U.S. congressional leaders announced a deal on a top-line spending level for the current fiscal year, lessening the chances of a partial government shutdown on Jan. 20.
Senate Majority Leader Chuck Schumer, a Democrat, and House Speaker Mike Johnson, a Republican, negotiated the deal, clearing the way for the appropriations committees in both chambers to negotiate detailed spending bills now that they have an overall limit for the amount those bills can spend.
The deal sets the cap for the 12 annual spending bills at $1.59 trillion and Republicans have agreed a set of budget moves that Democrats demanded to spare immediate cuts to domestic agency budgets. These moves, which conservatives have decried as “gimmicks,” could lead some Republicans to refuse support.
Yet the deal lacks an agreement to block all conservative policy riders, so the chance of a fight over demands such as defunding investigations into former President Donald Trump could still cause an impasse later.

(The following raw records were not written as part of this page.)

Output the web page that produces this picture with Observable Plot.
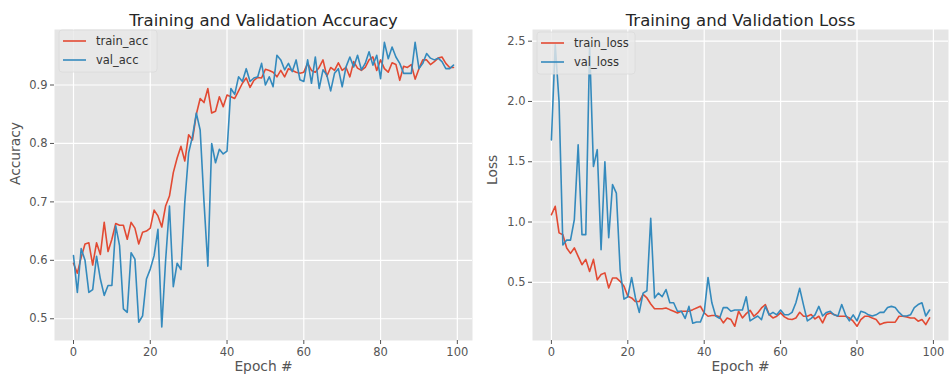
<!DOCTYPE html>
<html><head><meta charset="utf-8">
<script src="https://cdn.jsdelivr.net/npm/d3@7"></script>
<script src="https://cdn.jsdelivr.net/npm/@observablehq/plot@0.6"></script>
<style>
body{margin:0;background:#fff;}
#wrap{display:flex;width:950px;height:380px;background:#fff;}
</style>
</head><body><div id="wrap"></div>
<script>
const trainAcc = [0.595,0.578,0.605,0.628,0.630,0.592,0.630,0.610,0.665,0.615,
0.636,0.663,0.660,0.660,0.636,0.665,0.655,0.628,0.648,0.650,
0.655,0.686,0.676,0.657,0.693,0.710,0.750,0.775,0.795,0.770,
0.815,0.806,0.850,0.877,0.870,0.894,0.852,0.855,0.880,0.863,
0.883,0.880,0.877,0.890,0.903,0.912,0.896,0.908,0.913,0.912,
0.927,0.925,0.922,0.914,0.925,0.914,0.928,0.925,0.922,0.920,
0.922,0.937,0.925,0.922,0.930,0.943,0.915,0.930,0.925,0.938,
0.925,0.930,0.914,0.940,0.929,0.925,0.930,0.943,0.948,0.925,
0.943,0.928,0.922,0.938,0.935,0.908,0.932,0.930,0.935,0.910,
0.928,0.943,0.943,0.935,0.940,0.946,0.948,0.937,0.930,0.930];
const valAcc = [0.608,0.545,0.620,0.600,0.545,0.550,0.607,0.568,0.540,0.557,
0.557,0.659,0.625,0.517,0.511,0.613,0.602,0.494,0.505,0.568,
0.585,0.608,0.653,0.486,0.600,0.693,0.555,0.595,0.584,0.700,
0.784,0.812,0.852,0.823,0.700,0.590,0.800,0.767,0.790,0.782,
0.787,0.894,0.884,0.914,0.906,0.928,0.906,0.912,0.914,0.937,
0.900,0.914,0.897,0.951,0.943,0.926,0.937,0.923,0.943,0.909,
0.906,0.943,0.903,0.948,0.894,0.926,0.917,0.890,0.920,0.928,
0.897,0.931,0.948,0.931,0.951,0.926,0.937,0.957,0.934,0.951,
0.911,0.973,0.945,0.965,0.948,0.937,0.920,0.920,0.920,0.973,
0.928,0.937,0.954,0.946,0.943,0.946,0.940,0.928,0.928,0.934];
const trainLoss = [1.06,1.13,0.91,0.895,0.785,0.74,0.785,0.715,0.646,0.69,
0.59,0.69,0.52,0.565,0.578,0.453,0.536,0.536,0.508,0.467,
0.384,0.37,0.34,0.34,0.40,0.37,0.32,0.28,0.28,0.28,
0.287,0.273,0.26,0.246,0.26,0.26,0.26,0.273,0.287,0.301,
0.246,0.218,0.224,0.224,0.213,0.163,0.204,0.191,0.135,0.26,
0.204,0.24,0.268,0.218,0.246,0.287,0.315,0.232,0.204,0.218,
0.246,0.213,0.196,0.191,0.204,0.251,0.218,0.218,0.232,0.196,
0.218,0.163,0.232,0.246,0.232,0.218,0.218,0.218,0.204,0.177,
0.135,0.191,0.218,0.218,0.204,0.191,0.149,0.163,0.169,0.169,
0.169,0.218,0.218,0.213,0.204,0.204,0.177,0.191,0.149,0.204];
const valLoss = [1.68,2.47,2.0,0.81,0.85,0.85,1.02,1.64,0.895,0.895,
2.46,1.46,1.60,0.77,1.50,0.87,1.31,1.24,0.60,0.36,
0.38,0.54,0.37,0.25,0.41,0.43,1.03,0.37,0.41,0.38,
0.44,0.33,0.33,0.26,0.26,0.20,0.30,0.16,0.17,0.17,
0.25,0.54,0.33,0.22,0.20,0.29,0.29,0.26,0.27,0.27,
0.27,0.38,0.18,0.20,0.22,0.19,0.30,0.23,0.25,0.23,
0.27,0.23,0.23,0.25,0.33,0.45,0.31,0.18,0.20,0.23,
0.30,0.22,0.25,0.26,0.23,0.22,0.315,0.23,0.18,0.23,
0.18,0.26,0.25,0.23,0.22,0.23,0.25,0.25,0.29,0.30,
0.29,0.25,0.22,0.22,0.23,0.29,0.315,0.33,0.22,0.27];

const xTicks = [0, 20, 40, 60, 80, 100];
const accTicks = [0.5, 0.6, 0.7, 0.8, 0.9];
const lossTicks = [0.5, 1.0, 1.5, 2.0, 2.5];
const accNames = ["train_acc", "val_acc"];
const lossNames = ["train_loss", "val_loss"];
const colors = ["#E24A33", "#348ABD"];

function panel(o) {
  const svg = Plot.plot({
    width: o.width, height: 380,
    marginTop: 29, marginBottom: 40, marginLeft: o.marginLeft, marginRight: o.marginRight,
    style: {fontFamily: "DejaVu Sans, sans-serif", fontSize: "11.5px", background: "white", overflow: "visible"},
    x: {domain: [-4.95, 103.95]},
    y: {domain: o.yDomain},
    marks: [
      Plot.frame({fill: "#E5E5E5", stroke: "none"}),
      Plot.gridX(xTicks, {stroke: "white", strokeOpacity: 1, strokeWidth: 1.2}),
      Plot.gridY(o.yTicks, {stroke: "white", strokeOpacity: 1, strokeWidth: 1.2}),
      Plot.axisX(xTicks, {tickSize: 4, tickPadding: 3, color: "#555", label: null, fontSize: 11.5}),
      Plot.axisY(o.yTicks, {tickSize: 4, tickPadding: 3, color: "#555", label: null, fontSize: 11.5, tickFormat: d3.format(".1f")}),
      Plot.lineY(o.train, {stroke: colors[0], strokeWidth: 1.6}),
      Plot.lineY(o.val, {stroke: colors[1], strokeWidth: 1.6}),
      Plot.text([o.title], {text: d => d, frameAnchor: "top", dy: -15, fontSize: 16.5, fill: "#262626"}),
      Plot.text(["Epoch #"], {text: d => d, frameAnchor: "bottom", dy: 30, fontSize: 13.8, fill: "#555"}),
      Plot.text([o.ylabel], {text: d => d, frameAnchor: "left", dx: o.ylabelDx, rotate: -90, fontSize: 13.8, fill: "#555"})
    ]
  });
  // legend (positions relative to this panel's svg)
  const g = d3.select(svg).append("g")
    .attr("font-family", "DejaVu Sans, sans-serif").attr("font-size", 11.5).attr("text-anchor", "start");
  const L = o.legend;
  g.append("rect").attr("x", L.x).attr("y", L.y).attr("width", L.w).attr("height", 42)
    .attr("rx", 3).attr("fill", "#E8E8E8").attr("fill-opacity", 0.8).attr("stroke", "#DADADA").attr("stroke-width", 0.8);
  o.names.forEach((name, i) => {
    const yy = L.y + 11 + i * 19;
    g.append("line").attr("x1", L.x + 4).attr("x2", L.x + 27).attr("y1", yy).attr("y2", yy)
      .attr("stroke", colors[i]).attr("stroke-width", 1.6);
    g.append("text").attr("x", L.x + 37).attr("y", yy).attr("dy", "0.35em")
      .attr("text-anchor", "start").attr("fill", "#333").text(name);
  });
  return svg;
}

const wrap = document.getElementById("wrap");
wrap.appendChild(panel({
  width: 480, marginLeft: 54, marginRight: 8,
  yDomain: [0.4628, 0.995], yTicks: accTicks,
  train: trainAcc, val: valAcc,
  title: "Training and Validation Accuracy", ylabel: "Accuracy", ylabelDx: -39,
  names: accNames, legend: {x: 59, y: 30, w: 98}
}));
wrap.appendChild(panel({
  width: 470, marginLeft: 52, marginRight: 2,
  yDomain: [0.017, 2.597], yTicks: lossTicks,
  train: trainLoss, val: valLoss,
  title: "Training and Validation Loss", ylabel: "Loss", ylabelDx: -40,
  names: lossNames, legend: {x: 57, y: 32, w: 98}
}));
</script>
</body></html>
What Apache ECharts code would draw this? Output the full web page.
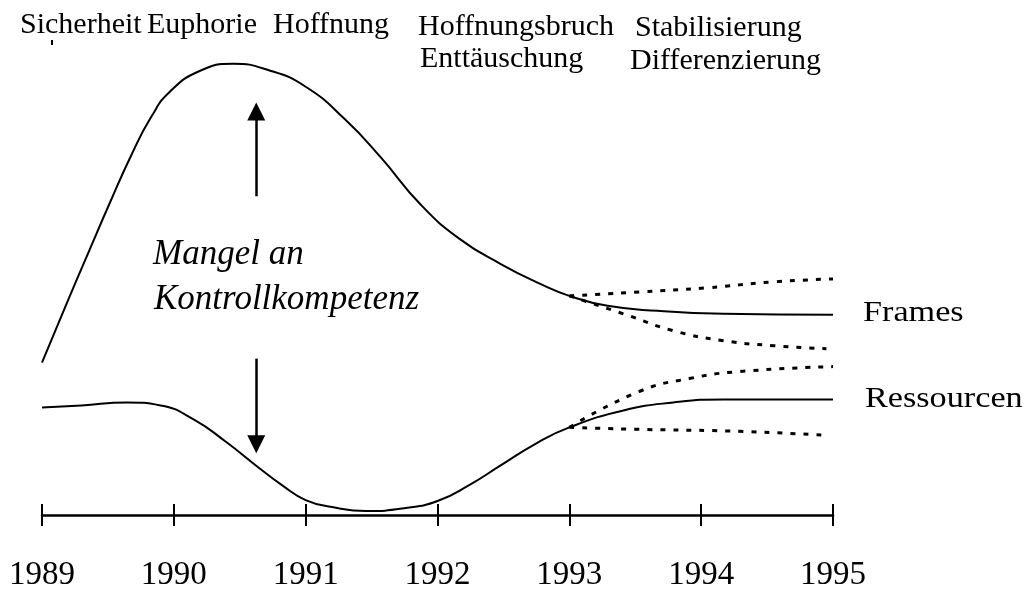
<!DOCTYPE html>
<html>
<head>
<meta charset="utf-8">
<script src="https://cdn.jsdelivr.net/npm/echarts@6/dist/echarts.min.js"></script>
<style>
html,body{margin:0;padding:0;background:#fff;}
#c{width:1028px;height:592px;}
</style>
</head>
<body>
<div id="c"></div>
<script>
// x positions in years, y in arbitrary units above baseline
const yearTicks = [1989, 1990, 1991, 1992, 1993, 1994, 1995];
const framesX = [1989.00, 1989.17, 1989.36, 1989.52, 1989.68, 1989.83, 1989.97, 1990.20, 1990.45, 1990.71, 1991.00, 1991.30, 1991.57, 1991.87, 1992.17, 1992.48, 1992.78, 1993.00, 1993.29, 1993.67, 1994.17, 1995.00];
const framesY = [153, 207, 266, 315, 362, 400, 425, 446, 453, 447, 430, 397, 359, 312, 277, 252, 232, 220, 210, 205, 202, 201];
const framesUpX = [1993.00, 1993.53, 1994.04, 1994.54, 1995.00];
const framesUpY = [220, 224, 228, 234, 237];
const framesLowX = [1993.00, 1993.41, 1993.79, 1994.17, 1994.55, 1994.95];
const framesLowY = [220, 202, 185, 175, 170, 167];
const resX = [1989.00, 1989.30, 1989.64, 1989.90, 1990.15, 1990.40, 1990.62, 1990.82, 1991.00, 1991.20, 1991.46, 1991.76, 1992.00, 1992.24, 1992.47, 1992.75, 1993.00, 1993.41, 1993.79, 1994.17, 1995.00];
const resY = [108, 110, 113, 110, 96, 73, 50, 30, 15, 8, 4, 7, 14, 30, 49, 72, 88, 105, 113, 116, 116];
const resUpX = [1993.00, 1993.53, 1993.91, 1994.29, 1995.00];
const resUpY = [88, 124, 137, 144, 149];
const resLowX = [1993.00, 1993.53, 1994.29, 1994.95];
const resLowY = [88, 86, 84, 80];
const phaseLabels = ['Sicherheit', 'Euphorie', 'Hoffnung', 'Hoffnungsbruch', 'Enttäuschung', 'Stabilisierung', 'Differenzierung'];
const seriesNames = ['Frames', 'Ressourcen'];
const centerText = ['Mangel an', 'Kontrollkompetenz'];
const arrowX = 1990.625;
const arrowUp = [320, 405];
const arrowDown = [157, 71];

function zip(xs, ys) { return xs.map((x, i) => [x, ys[i]]); }

const serif = '"Liberation Serif", "Times New Roman", serif';
const solid = { color: '#000', width: 2 };
const dotted = { color: '#000', width: 3, type: [5, 8] };

function lineSeries(name, xs, ys, ls) {
  return {
    name: name, type: 'line', xAxisIndex: 0, yAxisIndex: 0,
    data: zip(xs, ys), smooth: 0.5, showSymbol: false, symbol: 'none',
    lineStyle: ls, silent: true, animation: false, z: 3
  };
}

const chart = echarts.init(document.getElementById('c'), null, { renderer: 'canvas' });

const option = {
  animation: false,
  backgroundColor: '#fff',
  grid: { left: 42, right: 195, top: 17, bottom: 75 },
  xAxis: [
    {
      type: 'value', min: 1989, max: 1995, interval: 1, position: 'bottom',
      axisLine: { show: true, lineStyle: { color: '#000', width: 2.5 } },
      axisTick: { show: true, inside: true, length: 11, lineStyle: { color: '#000', width: 2 } },
      axisLabel: { show: true, margin: 44, color: '#000', fontFamily: serif, fontSize: 33, lineHeight: 33,
        formatter: v => String(v) },
      splitLine: { show: false }
    },
    {
      type: 'value', min: 1989, max: 1995, interval: 1, position: 'bottom', offset: 0,
      axisLine: { show: false },
      axisTick: { show: true, inside: false, length: 11, lineStyle: { color: '#000', width: 2 } },
      axisLabel: { show: false },
      splitLine: { show: false }
    }
  ],
  yAxis: {
    type: 'value', min: 0, max: 500, show: false,
    axisLine: { show: false }, axisTick: { show: false }, axisLabel: { show: false }, splitLine: { show: false }
  },
  series: [
    lineSeries(seriesNames[0], framesX, framesY, solid),
    lineSeries(seriesNames[0] + ' oben', framesUpX, framesUpY, dotted),
    lineSeries(seriesNames[0] + ' unten', framesLowX, framesLowY, dotted),
    lineSeries(seriesNames[1], resX, resY, solid),
    lineSeries(seriesNames[1] + ' oben', resUpX, resUpY, dotted),
    lineSeries(seriesNames[1] + ' unten', resLowX, resLowY, dotted),
    {
      type: 'line', data: [], xAxisIndex: 0, yAxisIndex: 0, silent: true,
      markLine: {
        silent: true, animation: false,
        symbol: ['none', 'triangle'], symbolSize: [18, 18],
        label: { show: false },
        lineStyle: { color: '#000', width: 2.5, type: 'solid' },
        data: [
          [{ coord: [arrowX, arrowUp[0]] }, { coord: [arrowX, arrowUp[1]] }],
          [{ coord: [arrowX, arrowDown[0]] }, { coord: [arrowX, arrowDown[1]] }]
        ]
      }
    }
  ],
  graphic: [
    { type: 'text', x: 20, y: 25, style: { text: phaseLabels[0], font: '30px ' + serif, fill: '#000', verticalAlign: 'middle' } },
    { type: 'text', x: 147, y: 25, style: { text: phaseLabels[1], font: '30px ' + serif, fill: '#000', verticalAlign: 'middle' } },
    { type: 'text', x: 273, y: 25, style: { text: phaseLabels[2], font: '30px ' + serif, fill: '#000', verticalAlign: 'middle' } },
    { type: 'text', x: 418, y: 27, style: { text: phaseLabels[3], font: '30px ' + serif, fill: '#000', verticalAlign: 'middle' } },
    { type: 'text', x: 420, y: 59, style: { text: phaseLabels[4], font: '30px ' + serif, fill: '#000', verticalAlign: 'middle' } },
    { type: 'text', x: 635, y: 28, style: { text: phaseLabels[5], font: '30px ' + serif, fill: '#000', verticalAlign: 'middle' } },
    { type: 'text', x: 630, y: 61, style: { text: phaseLabels[6], font: '30px ' + serif, fill: '#000', verticalAlign: 'middle' } },
    { type: 'rect', shape: { x: 51, y: 40, width: 2, height: 5 }, style: { fill: '#000' } },
    { type: 'text', x: 153, y: 255, style: { text: centerText[0], font: 'italic 35px ' + serif, fill: '#000', verticalAlign: 'middle' } },
    { type: 'text', x: 154, y: 300, style: { text: centerText[1], font: 'italic 35px ' + serif, fill: '#000', verticalAlign: 'middle' } },
    { type: 'text', x: 863, y: 313, scaleX: 1.14, style: { text: seriesNames[0], font: '30px ' + serif, fill: '#000', verticalAlign: 'middle' } },
    { type: 'text', x: 865, y: 399, scaleX: 1.14, style: { text: seriesNames[1], font: '30px ' + serif, fill: '#000', verticalAlign: 'middle' } }
  ]
};
chart.setOption(option);
</script>
</body>
</html>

Johnson presented the deal to his colleagues in a letter Sunday.
“After many weeks of dialogue and debate, we have secured hard-fought concessions to unlock the FY 24 topline numbers and allow the Appropriations Committee to finally begin negotiating and completing the twelve annual appropriations bills,” the letter says.
The U.S. is facing two government shutdown deadlines, after Jan. 19 and Feb 2. Without fresh appropriations, the departments of Agriculture, Transportation, Housing and Urban Development, Energy and Veterans Affairs would shut down on Jan. 20. Republicans and Democrats have been at odds over the spending level, stalling all of the 12 appropriations bills.
President Joe Biden welcomed the agreement and called on Republicans to “fulfill their basic responsibility to fund critical domestic and national security priorities.”
“The bipartisan funding framework congressional leaders have reached moves us one step closer to preventing a needless government shutdown and protecting important national priorities,” Biden said in a White House statement.
A June law lifting the U.S. debt ceiling set a spending cap of $1.59 trillion for discretionary spending. A so-called side deal between President Joe Biden and former House Speaker Kevin McCarthy would have allowed $70 billion in accounting moves to be used to achieve the cuts required by the cap.
Representative Chip Roy, a conservative Republican from Texas, said on social media platform X that Sunday’s accord was “terrible” and “gives away the leverage accomplished in the (already not great) caps deal.”
Democrats said they secured the same amount of domestic funding allowed by the debt-ceiling “side deal.“
“By securing the $772.7 billion for non-defense discretionary funding, we can protect key domestic priorities like veterans benefits, health care and nutrition assistance from the draconian cuts sought by right-wing extremists,“ Schumer and House Democratic leader Hakeem Jeffries said in a statement.
By allowing the $70 billion in side-deal moves, the effective cap is $1.66 trillion.
The deal presented Sunday includes $16 billion in offsetting spending cuts above the debt-ceiling agreement to take effect in 2024. That includes speeding up $10 billion in cuts to the Internal Revenue Service and canceling an additional $6 billion in unspent Covid-19 pandemic funds.
A Senate Democratic aide said the Covid cuts “should have no significant impact” on efforts to fight the virus and don’t apply to developing future vaccines.
Not allowed under the deal is an effort by Senate appropriators to spend $14 billion above the cap by designating that regular spending as an “emergency,” the letter says.
The deal would also prevent other types of budget moves that count phantom cuts to entitlement spending to meet the cap.
A shutdown could still happen if lawmakers fail to agree on spending levels for those federal agencies that shut down after Jan. 19, or on whether some conservative policy demands will be added.
Some conservatives are pushing Johnson to use the shutdown deadline to force Biden to accept changes in border policy. But until now, Republican leaders have called for dealing with the border issue as part of a separate request by Biden for some $61 billion in aid to Ukraine.